- _Task prompt_
Can you copy out the data exactly? Leave the images out.

- _Collected material_

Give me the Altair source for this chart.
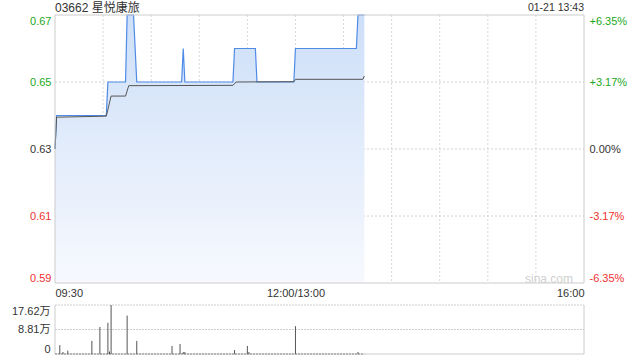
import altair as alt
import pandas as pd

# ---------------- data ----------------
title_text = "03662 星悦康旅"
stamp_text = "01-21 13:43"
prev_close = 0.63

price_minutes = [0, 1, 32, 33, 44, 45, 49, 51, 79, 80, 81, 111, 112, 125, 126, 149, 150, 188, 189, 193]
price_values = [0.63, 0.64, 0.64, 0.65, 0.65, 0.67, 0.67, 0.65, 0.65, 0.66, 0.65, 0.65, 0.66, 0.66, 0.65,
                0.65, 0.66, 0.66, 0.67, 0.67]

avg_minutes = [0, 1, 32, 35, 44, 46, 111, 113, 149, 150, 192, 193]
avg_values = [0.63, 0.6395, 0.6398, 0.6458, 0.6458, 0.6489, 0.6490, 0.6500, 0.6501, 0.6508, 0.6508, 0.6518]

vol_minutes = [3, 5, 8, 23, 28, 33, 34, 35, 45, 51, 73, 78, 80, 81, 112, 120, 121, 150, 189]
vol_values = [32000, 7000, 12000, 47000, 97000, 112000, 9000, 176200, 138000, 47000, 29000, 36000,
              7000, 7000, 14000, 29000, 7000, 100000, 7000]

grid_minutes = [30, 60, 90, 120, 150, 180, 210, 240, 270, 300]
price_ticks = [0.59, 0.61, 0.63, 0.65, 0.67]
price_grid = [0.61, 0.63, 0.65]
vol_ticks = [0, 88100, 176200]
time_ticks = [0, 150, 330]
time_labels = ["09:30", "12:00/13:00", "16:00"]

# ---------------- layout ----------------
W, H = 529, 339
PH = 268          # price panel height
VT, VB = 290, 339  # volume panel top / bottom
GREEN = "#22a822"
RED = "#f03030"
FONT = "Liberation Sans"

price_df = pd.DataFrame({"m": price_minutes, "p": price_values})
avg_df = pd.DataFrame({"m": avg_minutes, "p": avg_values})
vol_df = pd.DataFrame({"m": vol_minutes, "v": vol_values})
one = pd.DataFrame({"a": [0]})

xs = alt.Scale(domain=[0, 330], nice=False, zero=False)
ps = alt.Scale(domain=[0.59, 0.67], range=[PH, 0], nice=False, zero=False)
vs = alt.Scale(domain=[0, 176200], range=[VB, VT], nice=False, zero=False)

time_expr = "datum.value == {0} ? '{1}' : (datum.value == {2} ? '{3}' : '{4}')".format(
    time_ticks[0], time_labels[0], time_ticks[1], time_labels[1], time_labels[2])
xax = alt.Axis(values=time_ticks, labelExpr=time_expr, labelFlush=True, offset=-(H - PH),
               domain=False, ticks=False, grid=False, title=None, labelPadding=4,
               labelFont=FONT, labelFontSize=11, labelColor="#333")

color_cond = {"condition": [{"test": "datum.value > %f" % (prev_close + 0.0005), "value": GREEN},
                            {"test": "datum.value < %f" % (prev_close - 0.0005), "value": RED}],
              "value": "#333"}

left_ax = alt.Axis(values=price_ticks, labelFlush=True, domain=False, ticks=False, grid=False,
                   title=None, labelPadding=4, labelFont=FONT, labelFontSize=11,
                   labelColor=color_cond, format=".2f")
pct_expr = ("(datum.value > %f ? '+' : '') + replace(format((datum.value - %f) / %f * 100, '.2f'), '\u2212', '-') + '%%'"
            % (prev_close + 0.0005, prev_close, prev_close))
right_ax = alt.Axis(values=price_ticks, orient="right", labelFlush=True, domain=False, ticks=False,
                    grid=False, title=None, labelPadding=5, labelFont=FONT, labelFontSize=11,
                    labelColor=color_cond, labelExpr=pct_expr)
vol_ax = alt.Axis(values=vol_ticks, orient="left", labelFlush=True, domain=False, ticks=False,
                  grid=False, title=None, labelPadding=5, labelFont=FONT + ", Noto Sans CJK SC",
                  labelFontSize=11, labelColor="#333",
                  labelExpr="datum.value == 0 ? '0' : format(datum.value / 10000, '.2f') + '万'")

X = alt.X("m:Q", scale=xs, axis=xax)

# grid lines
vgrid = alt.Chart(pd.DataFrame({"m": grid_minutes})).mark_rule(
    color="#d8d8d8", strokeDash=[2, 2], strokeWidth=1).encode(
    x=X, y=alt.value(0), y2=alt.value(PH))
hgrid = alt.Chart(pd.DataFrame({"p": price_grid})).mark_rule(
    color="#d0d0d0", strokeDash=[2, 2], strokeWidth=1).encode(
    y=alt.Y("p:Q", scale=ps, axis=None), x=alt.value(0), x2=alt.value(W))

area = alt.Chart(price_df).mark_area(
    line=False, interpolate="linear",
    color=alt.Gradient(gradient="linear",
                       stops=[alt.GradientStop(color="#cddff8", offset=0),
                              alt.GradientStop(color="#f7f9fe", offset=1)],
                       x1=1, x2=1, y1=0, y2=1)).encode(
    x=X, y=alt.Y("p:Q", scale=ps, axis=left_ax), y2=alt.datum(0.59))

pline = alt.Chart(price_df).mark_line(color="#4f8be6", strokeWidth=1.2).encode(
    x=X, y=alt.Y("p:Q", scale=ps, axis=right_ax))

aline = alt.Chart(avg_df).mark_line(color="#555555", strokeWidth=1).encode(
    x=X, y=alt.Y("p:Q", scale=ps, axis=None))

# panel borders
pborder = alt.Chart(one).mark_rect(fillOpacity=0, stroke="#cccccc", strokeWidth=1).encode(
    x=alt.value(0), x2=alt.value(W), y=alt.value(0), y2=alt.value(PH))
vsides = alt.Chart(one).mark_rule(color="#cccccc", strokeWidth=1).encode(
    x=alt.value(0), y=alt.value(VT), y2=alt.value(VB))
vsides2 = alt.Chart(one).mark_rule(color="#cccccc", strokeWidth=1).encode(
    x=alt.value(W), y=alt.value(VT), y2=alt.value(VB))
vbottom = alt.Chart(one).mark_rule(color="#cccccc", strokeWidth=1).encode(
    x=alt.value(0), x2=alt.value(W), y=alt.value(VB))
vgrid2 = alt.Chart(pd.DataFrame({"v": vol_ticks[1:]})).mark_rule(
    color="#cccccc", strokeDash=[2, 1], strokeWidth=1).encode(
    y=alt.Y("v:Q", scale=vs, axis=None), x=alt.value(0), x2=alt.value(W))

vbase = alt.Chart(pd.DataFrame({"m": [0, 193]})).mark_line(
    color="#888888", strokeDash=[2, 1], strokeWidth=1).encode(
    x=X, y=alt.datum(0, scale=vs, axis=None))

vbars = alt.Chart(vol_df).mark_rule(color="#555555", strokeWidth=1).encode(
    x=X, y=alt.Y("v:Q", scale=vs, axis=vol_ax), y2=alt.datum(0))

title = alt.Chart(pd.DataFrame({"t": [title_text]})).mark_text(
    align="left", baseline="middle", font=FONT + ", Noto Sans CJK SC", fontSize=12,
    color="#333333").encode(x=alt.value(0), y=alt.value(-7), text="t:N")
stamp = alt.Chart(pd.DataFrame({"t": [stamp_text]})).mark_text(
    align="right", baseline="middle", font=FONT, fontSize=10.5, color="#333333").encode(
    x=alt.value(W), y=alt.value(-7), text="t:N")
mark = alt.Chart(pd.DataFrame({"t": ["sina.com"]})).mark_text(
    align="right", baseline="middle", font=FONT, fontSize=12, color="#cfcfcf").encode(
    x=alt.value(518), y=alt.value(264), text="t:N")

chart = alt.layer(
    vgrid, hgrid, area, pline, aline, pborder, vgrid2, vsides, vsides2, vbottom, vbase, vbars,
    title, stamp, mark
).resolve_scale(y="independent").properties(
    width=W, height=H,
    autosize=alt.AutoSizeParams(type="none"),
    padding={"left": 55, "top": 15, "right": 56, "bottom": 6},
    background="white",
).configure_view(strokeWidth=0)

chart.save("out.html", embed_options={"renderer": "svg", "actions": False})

- _Written solution_
Give me the Altair source for this chart.
import altair as alt
import pandas as pd

# ---------------- data ----------------
title_text = "03662 星悦康旅"
stamp_text = "01-21 13:43"
prev_close = 0.63

price_minutes = [0, 1, 32, 33, 44, 45, 49, 51, 79, 80, 81, 111, 112, 125, 126, 149, 150, 188, 189, 193]
price_values = [0.63, 0.64, 0.64, 0.65, 0.65, 0.67, 0.67, 0.65, 0.65, 0.66, 0.65, 0.65, 0.66, 0.66, 0.65,
                0.65, 0.66, 0.66, 0.67, 0.67]

avg_minutes = [0, 1, 32, 35, 44, 46, 111, 113, 149, 150, 192, 193]
avg_values = [0.63, 0.6395, 0.6398, 0.6458, 0.6458, 0.6489, 0.6490, 0.6500, 0.6501, 0.6508, 0.6508, 0.6518]

vol_minutes = [3, 5, 8, 23, 28, 33, 34, 35, 45, 51, 73, 78, 80, 81, 112, 120, 121, 150, 189]
vol_values = [32000, 7000, 12000, 47000, 97000, 112000, 9000, 176200, 138000, 47000, 29000, 36000,
              7000, 7000, 14000, 29000, 7000, 100000, 7000]

grid_minutes = [30, 60, 90, 120, 150, 180, 210, 240, 270, 300]
price_ticks = [0.59, 0.61, 0.63, 0.65, 0.67]
price_grid = [0.61, 0.63, 0.65]
vol_ticks = [0, 88100, 176200]
time_ticks = [0, 150, 330]
time_labels = ["09:30", "12:00/13:00", "16:00"]

# ---------------- layout ----------------
W, H = 529, 339
PH = 268          # price panel height
VT, VB = 290, 339  # volume panel top / bottom
GREEN = "#22a822"
RED = "#f03030"
FONT = "Liberation Sans"

price_df = pd.DataFrame({"m": price_minutes, "p": price_values})
avg_df = pd.DataFrame({"m": avg_minutes, "p": avg_values})
vol_df = pd.DataFrame({"m": vol_minutes, "v": vol_values})
one = pd.DataFrame({"a": [0]})

xs = alt.Scale(domain=[0, 330], nice=False, zero=False)
ps = alt.Scale(domain=[0.59, 0.67], range=[PH, 0], nice=False, zero=False)
vs = alt.Scale(domain=[0, 176200], range=[VB, VT], nice=False, zero=False)

time_expr = "datum.value == {0} ? '{1}' : (datum.value == {2} ? '{3}' : '{4}')".format(
    time_ticks[0], time_labels[0], time_ticks[1], time_labels[1], time_labels[2])
xax = alt.Axis(values=time_ticks, labelExpr=time_expr, labelFlush=True, offset=-(H - PH),
               domain=False, ticks=False, grid=False, title=None, labelPadding=4,
               labelFont=FONT, labelFontSize=11, labelColor="#333")

color_cond = {"condition": [{"test": "datum.value > %f" % (prev_close + 0.0005), "value": GREEN},
                            {"test": "datum.value < %f" % (prev_close - 0.0005), "value": RED}],
              "value": "#333"}

left_ax = alt.Axis(values=price_ticks, labelFlush=True, domain=False, ticks=False, grid=False,
                   title=None, labelPadding=4, labelFont=FONT, labelFontSize=11,
                   labelColor=color_cond, format=".2f")
pct_expr = ("(datum.value > %f ? '+' : '') + replace(format((datum.value - %f) / %f * 100, '.2f'), '\u2212', '-') + '%%'"
            % (prev_close + 0.0005, prev_close, prev_close))
right_ax = alt.Axis(values=price_ticks, orient="right", labelFlush=True, domain=False, ticks=False,
                    grid=False, title=None, labelPadding=5, labelFont=FONT, labelFontSize=11,
                    labelColor=color_cond, labelExpr=pct_expr)
vol_ax = alt.Axis(values=vol_ticks, orient="left", labelFlush=True, domain=False, ticks=False,
                  grid=False, title=None, labelPadding=5, labelFont=FONT + ", Noto Sans CJK SC",
                  labelFontSize=11, labelColor="#333",
                  labelExpr="datum.value == 0 ? '0' : format(datum.value / 10000, '.2f') + '万'")

X = alt.X("m:Q", scale=xs, axis=xax)

# grid lines
vgrid = alt.Chart(pd.DataFrame({"m": grid_minutes})).mark_rule(
    color="#d8d8d8", strokeDash=[2, 2], strokeWidth=1).encode(
    x=X, y=alt.value(0), y2=alt.value(PH))
hgrid = alt.Chart(pd.DataFrame({"p": price_grid})).mark_rule(
    color="#d0d0d0", strokeDash=[2, 2], strokeWidth=1).encode(
    y=alt.Y("p:Q", scale=ps, axis=None), x=alt.value(0), x2=alt.value(W))

area = alt.Chart(price_df).mark_area(
    line=False, interpolate="linear",
    color=alt.Gradient(gradient="linear",
                       stops=[alt.GradientStop(color="#cddff8", offset=0),
                              alt.GradientStop(color="#f7f9fe", offset=1)],
                       x1=1, x2=1, y1=0, y2=1)).encode(
    x=X, y=alt.Y("p:Q", scale=ps, axis=left_ax), y2=alt.datum(0.59))

pline = alt.Chart(price_df).mark_line(color="#4f8be6", strokeWidth=1.2).encode(
    x=X, y=alt.Y("p:Q", scale=ps, axis=right_ax))

aline = alt.Chart(avg_df).mark_line(color="#555555", strokeWidth=1).encode(
    x=X, y=alt.Y("p:Q", scale=ps, axis=None))

# panel borders
pborder = alt.Chart(one).mark_rect(fillOpacity=0, stroke="#cccccc", strokeWidth=1).encode(
    x=alt.value(0), x2=alt.value(W), y=alt.value(0), y2=alt.value(PH))
vsides = alt.Chart(one).mark_rule(color="#cccccc", strokeWidth=1).encode(
    x=alt.value(0), y=alt.value(VT), y2=alt.value(VB))
vsides2 = alt.Chart(one).mark_rule(color="#cccccc", strokeWidth=1).encode(
    x=alt.value(W), y=alt.value(VT), y2=alt.value(VB))
vbottom = alt.Chart(one).mark_rule(color="#cccccc", strokeWidth=1).encode(
    x=alt.value(0), x2=alt.value(W), y=alt.value(VB))
vgrid2 = alt.Chart(pd.DataFrame({"v": vol_ticks[1:]})).mark_rule(
    color="#cccccc", strokeDash=[2, 1], strokeWidth=1).encode(
    y=alt.Y("v:Q", scale=vs, axis=None), x=alt.value(0), x2=alt.value(W))

vbase = alt.Chart(pd.DataFrame({"m": [0, 193]})).mark_line(
    color="#888888", strokeDash=[2, 1], strokeWidth=1).encode(
    x=X, y=alt.datum(0, scale=vs, axis=None))

vbars = alt.Chart(vol_df).mark_rule(color="#555555", strokeWidth=1).encode(
    x=X, y=alt.Y("v:Q", scale=vs, axis=vol_ax), y2=alt.datum(0))

title = alt.Chart(pd.DataFrame({"t": [title_text]})).mark_text(
    align="left", baseline="middle", font=FONT + ", Noto Sans CJK SC", fontSize=12,
    color="#333333").encode(x=alt.value(0), y=alt.value(-7), text="t:N")
stamp = alt.Chart(pd.DataFrame({"t": [stamp_text]})).mark_text(
    align="right", baseline="middle", font=FONT, fontSize=10.5, color="#333333").encode(
    x=alt.value(W), y=alt.value(-7), text="t:N")
mark = alt.Chart(pd.DataFrame({"t": ["sina.com"]})).mark_text(
    align="right", baseline="middle", font=FONT, fontSize=12, color="#cfcfcf").encode(
    x=alt.value(518), y=alt.value(264), text="t:N")

chart = alt.layer(
    vgrid, hgrid, area, pline, aline, pborder, vgrid2, vsides, vsides2, vbottom, vbase, vbars,
    title, stamp, mark
).resolve_scale(y="independent").properties(
    width=W, height=H,
    autosize=alt.AutoSizeParams(type="none"),
    padding={"left": 55, "top": 15, "right": 56, "bottom": 6},
    background="white",
).configure_view(strokeWidth=0)

chart.save("out.html", embed_options={"renderer": "svg", "actions": False})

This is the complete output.